A intersubjetividade é o ducto que conduz as determinantes da vontade social. É uma superfície fenomênica que se pontua de maneira volitiva na configuração do real para a sociedade. Nesse sentido, há uma dinâmica produtora da vontade geral constituída pelo acúmulo das vontades individuais e corporativas, levando-se em conta que cada interesse particular traz em si uma função teleológica capaz de ajudar a plasmar o que o imaginário coletivo poderá estabelecer como o “bem geral”. A vontade social assume o caráter de um convênio da personalidade pública estabelecida em um corpo moral coletivo conformado ao Estado que dela irradia.

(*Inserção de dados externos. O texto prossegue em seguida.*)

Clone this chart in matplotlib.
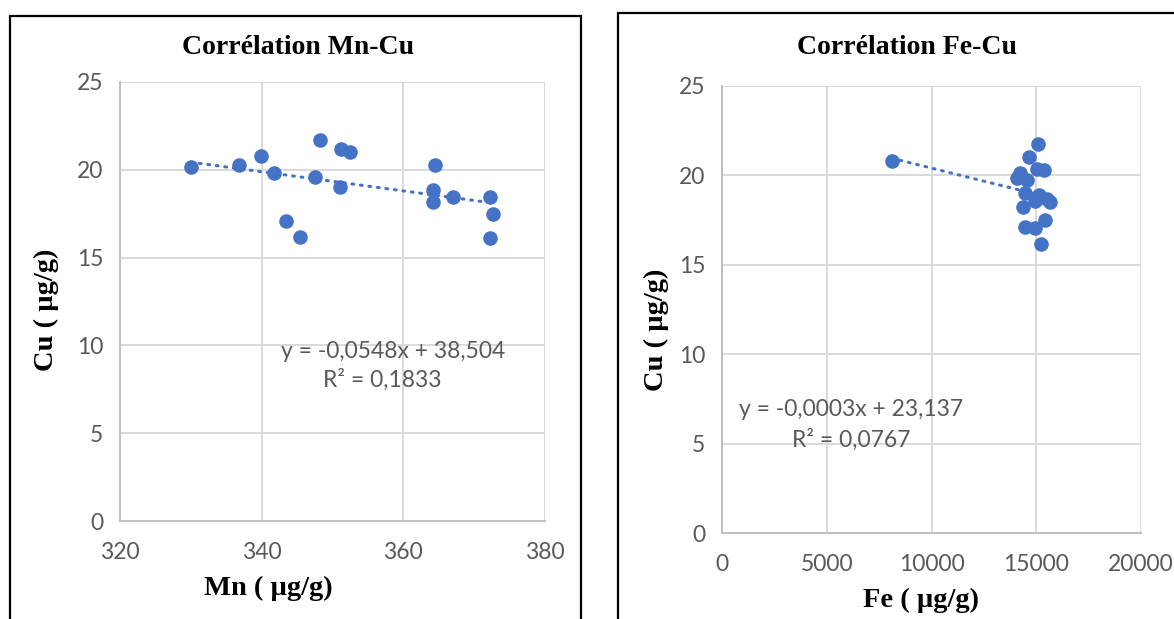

Existe na sociedade um sistema de base plural mobilizador de vontades individuais e coletivas que determina e define o futuro. Isso não significa que exista unanimidade no interior da vida social, razão por que a vontade social pode ser contrariada, reformada e até transformada, no decorrer da
história, pela capacidade desempenhada pelos sujeitos sociais com competência suficiente para arrebatar vontades vitoriosas no contexto da vida social.
Os diversos arranjos engendrados pela complexidade sistêmica do processo de identidade da sociedade com seu imaginário e, ao mesmo tempo, de diferença entre as vertentes de opções políticas que se lhe oferecem deflagram uma hierarquia espelhada pela influência das elites mediante as escolhas que elas fazem. Há lugares e épocas em que as elites esclarecidas se sobressaem, às vezes, às intuições do povo, e conseguem levá-lo a novas etapas de desenvolvimento, que ele só mais tarde materializa; e há lugares e épocas em que a população impulsiona a sociedade, sem direção definida, mas buscando a renovação (nesse aspecto, tornaram-se exemplares as manifestações que ocorreram no Brasil, nos meses de junho e julho de 2013).
Assumir o devir é, assim, influenciar no desenvolvimento da sociedade para que ela venha a ser o que já estabeleceu para si ou venha a ser as mudanças optadas pela modificação da vontade social. Daí a necessidade de sensatez da política dos dirigentes conscientes de que suas escolhas serão exemplos determinantes para a formação da vontade de poder da sociedade. Deduz-se, então, achar lugar nessa realidade um concerto de posições capaz de modificar a vontade social e salvar o destino de uma população, já que, exatamente por uma questão de vontade social, houve nações e civilizações que até mesmo desapareceram em decorrência de suas opções históricas, e outras que conseguiram evitar tal destino.